◆ Exercise prompt: Repeat every entry in the listing below, exactly.

**** Given records ****

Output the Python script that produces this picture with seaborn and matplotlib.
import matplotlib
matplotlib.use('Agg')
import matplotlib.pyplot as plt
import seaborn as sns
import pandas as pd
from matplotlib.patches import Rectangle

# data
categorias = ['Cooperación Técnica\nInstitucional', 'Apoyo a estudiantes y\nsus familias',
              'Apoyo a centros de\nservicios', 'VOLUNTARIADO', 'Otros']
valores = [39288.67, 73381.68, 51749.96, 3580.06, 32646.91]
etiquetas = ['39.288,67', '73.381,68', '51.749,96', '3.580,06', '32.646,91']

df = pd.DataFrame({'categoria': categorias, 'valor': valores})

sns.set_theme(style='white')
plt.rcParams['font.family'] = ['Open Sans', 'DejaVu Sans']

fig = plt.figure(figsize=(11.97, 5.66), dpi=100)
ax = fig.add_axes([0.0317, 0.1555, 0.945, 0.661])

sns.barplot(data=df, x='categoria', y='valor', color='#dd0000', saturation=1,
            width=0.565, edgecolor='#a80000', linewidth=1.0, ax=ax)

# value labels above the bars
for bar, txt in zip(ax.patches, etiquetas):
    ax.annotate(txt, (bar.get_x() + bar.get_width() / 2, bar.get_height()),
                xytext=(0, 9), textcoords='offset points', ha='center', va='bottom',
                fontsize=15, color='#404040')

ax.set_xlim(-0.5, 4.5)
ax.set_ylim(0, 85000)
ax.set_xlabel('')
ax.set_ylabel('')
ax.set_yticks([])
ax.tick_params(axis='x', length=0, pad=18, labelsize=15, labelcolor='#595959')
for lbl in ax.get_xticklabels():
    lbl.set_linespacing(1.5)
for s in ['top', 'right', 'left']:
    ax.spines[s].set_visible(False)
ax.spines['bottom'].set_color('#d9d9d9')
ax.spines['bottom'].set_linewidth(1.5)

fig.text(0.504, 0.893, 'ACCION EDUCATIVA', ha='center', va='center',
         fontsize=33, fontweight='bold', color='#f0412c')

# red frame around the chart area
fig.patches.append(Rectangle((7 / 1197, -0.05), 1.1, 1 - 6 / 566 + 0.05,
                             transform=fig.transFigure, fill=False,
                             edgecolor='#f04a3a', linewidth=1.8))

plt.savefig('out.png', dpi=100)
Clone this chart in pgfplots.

****

◆ Response:
Output the Python script that produces this picture with seaborn and matplotlib.
import matplotlib
matplotlib.use('Agg')
import matplotlib.pyplot as plt
import seaborn as sns
import pandas as pd
from matplotlib.patches import Rectangle

# data
categorias = ['Cooperación Técnica\nInstitucional', 'Apoyo a estudiantes y\nsus familias',
              'Apoyo a centros de\nservicios', 'VOLUNTARIADO', 'Otros']
valores = [39288.67, 73381.68, 51749.96, 3580.06, 32646.91]
etiquetas = ['39.288,67', '73.381,68', '51.749,96', '3.580,06', '32.646,91']

df = pd.DataFrame({'categoria': categorias, 'valor': valores})

sns.set_theme(style='white')
plt.rcParams['font.family'] = ['Open Sans', 'DejaVu Sans']

fig = plt.figure(figsize=(11.97, 5.66), dpi=100)
ax = fig.add_axes([0.0317, 0.1555, 0.945, 0.661])

sns.barplot(data=df, x='categoria', y='valor', color='#dd0000', saturation=1,
            width=0.565, edgecolor='#a80000', linewidth=1.0, ax=ax)

# value labels above the bars
for bar, txt in zip(ax.patches, etiquetas):
    ax.annotate(txt, (bar.get_x() + bar.get_width() / 2, bar.get_height()),
                xytext=(0, 9), textcoords='offset points', ha='center', va='bottom',
                fontsize=15, color='#404040')

ax.set_xlim(-0.5, 4.5)
ax.set_ylim(0, 85000)
ax.set_xlabel('')
ax.set_ylabel('')
ax.set_yticks([])
ax.tick_params(axis='x', length=0, pad=18, labelsize=15, labelcolor='#595959')
for lbl in ax.get_xticklabels():
    lbl.set_linespacing(1.5)
for s in ['top', 'right', 'left']:
    ax.spines[s].set_visible(False)
ax.spines['bottom'].set_color('#d9d9d9')
ax.spines['bottom'].set_linewidth(1.5)

fig.text(0.504, 0.893, 'ACCION EDUCATIVA', ha='center', va='center',
         fontsize=33, fontweight='bold', color='#f0412c')

# red frame around the chart area
fig.patches.append(Rectangle((7 / 1197, -0.05), 1.1, 1 - 6 / 566 + 0.05,
                             transform=fig.transFigure, fill=False,
                             edgecolor='#f04a3a', linewidth=1.8))

plt.savefig('out.png', dpi=100)
Clone this chart in pgfplots.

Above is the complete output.